Fa-la-la-la La-te Blog

The solution is the problem.

Okay – today’s blog is not only very late, but I’m going to try to explain one of the most challenging process improvement tasks in just a few simple steps.

Ruth reminded us that people always have issues, pain points, and things that drive them crazy at work. And moreover, people always seem to know-it-all and have solutions.

It’s easy as 1, 2, 3….

So Ruth taught us a few things last week: how not to include a solution in your problem statement and that a defect is any result of your process that doesn’t meet the demands of your customers (internal and external)
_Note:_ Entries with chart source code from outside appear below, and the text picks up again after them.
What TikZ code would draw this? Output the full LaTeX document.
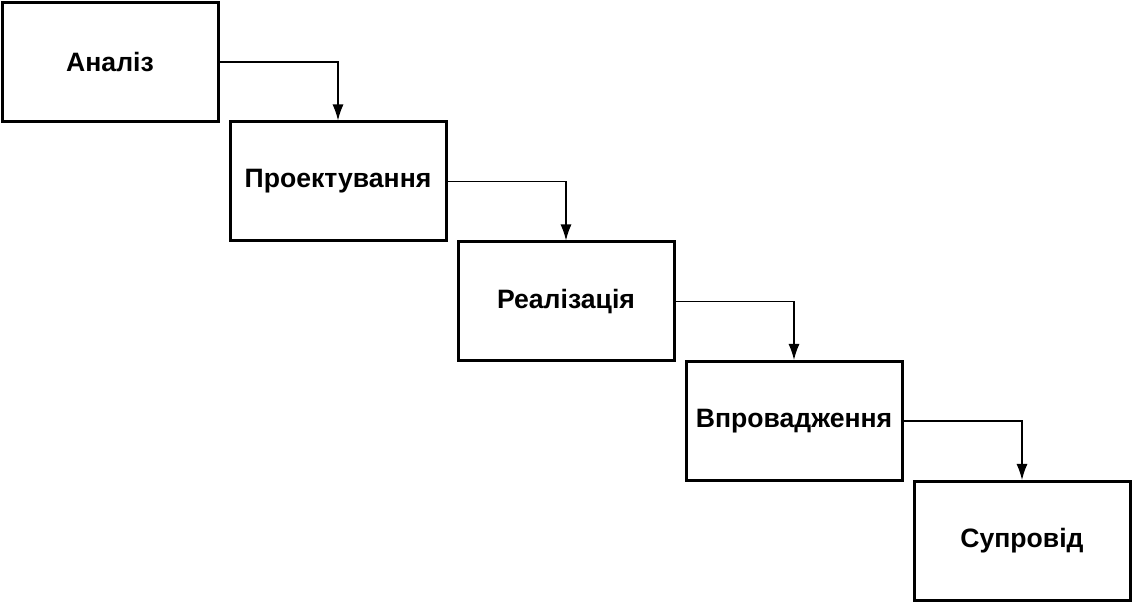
\documentclass[tikz,border=0pt]{standalone}
\usepackage{fontspec}
\setmainfont{Liberation Sans}
\usetikzlibrary{arrows.meta, positioning}

\begin{document}
\begin{tikzpicture}[x=0.5pt, y=-0.5pt]
\tikzset{stage/.style = {draw, line width=1.5pt, minimum width=108pt, minimum height=59.5pt, font=\fontsize{13.3}{15}\selectfont\bfseries}}
\tikzset{flow/.style = {-{Latex[length=8pt,width=5.5pt]}, line width=0.65pt}}
\useasboundingbox (0,0) rectangle (1132,604);
% stages
\node[stage] (an) at (110,62) {Аналіз};
\node[stage] (pr) at (338,181.5) {Проектування};
\node[stage] (re) at (566,301.5) {Реалізація};
\node[stage] (vp) at (794,421) {Впровадження};
\node[stage] (su) at (1022,541) {Супровід};
%arrows
\draw[flow] (an.east) -| (pr.north);
\draw[flow] (pr.east) -| (re.north);
\draw[flow] (re.east) -| (vp.north);
\draw[flow] (vp.east) -| (su.north);
\end{tikzpicture}
\end{document}
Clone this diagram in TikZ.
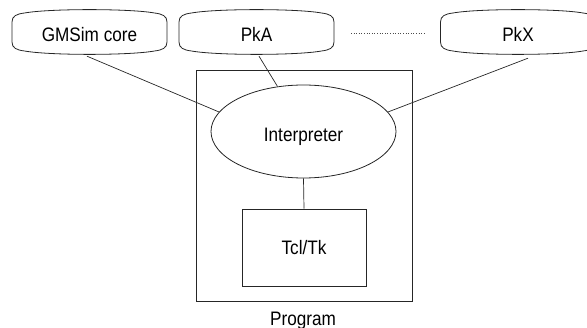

Now that you aren’t solution-ing. What about specifics? Where is your problem happening? How often? Which site? Which types of projects? Take out those statements, like “thisALWAYS happens” or “we NEVER get shipments on time”. Find out exactly what the problem is.

Ruth also taught us that defects always cost you money – they mean you have wasted time and effort, thrown away expensive materials, and perhaps even caused you to upset (or even lose) valuable customers. So there – DO SOME MATH.

So, in nutshell, to make a great problem statement make sure you follow 3 easy steps:
1. No solutions
2. Be specific
3. Do some math (Click to Tweet)

Here’s an example to help you understand:

(1) Tom’s customers are dissatisfied.

(2) Tom’s customers are dissatisfied with the coffee at the King and Bay location.

(3) Tom’s customers are dissatisfied with the coffee at the 24-hour King and Bay location. Customers complain their coffee is too cold and wait an extra 2 minutes to receive a second cup of hot coffee. A coffee re-do order happens over x times per hour. Each cup of coffee costs the company $x in time and resources. This is a loss of $x to the franchise every year.

Here’s a little handy dandy problem statement builder you can use to get you started:

(Insert customer type/name) are dissatisfied with (insert product/service/process) at (insert specific location) during (insert time frame). (Insert customer type/name) has to wait(insert amount of time) to (insert next task/ideal situation i.e.. send, receive, process etc). This results in (# dissatisfied customers) each (insert time frame – year, month etc.), and ($X revenue/inventory/profit) lost each (insert time frame – year, month, etc.).

How did it work for you? Did it help you to better define your problem?

Wait. Hold the Cinnamon!

Now before you start freaking out about how you have no data to put into those x’s and y’s – It’s okay if you don’t have all the information. It’s normal to not always have all the data you need.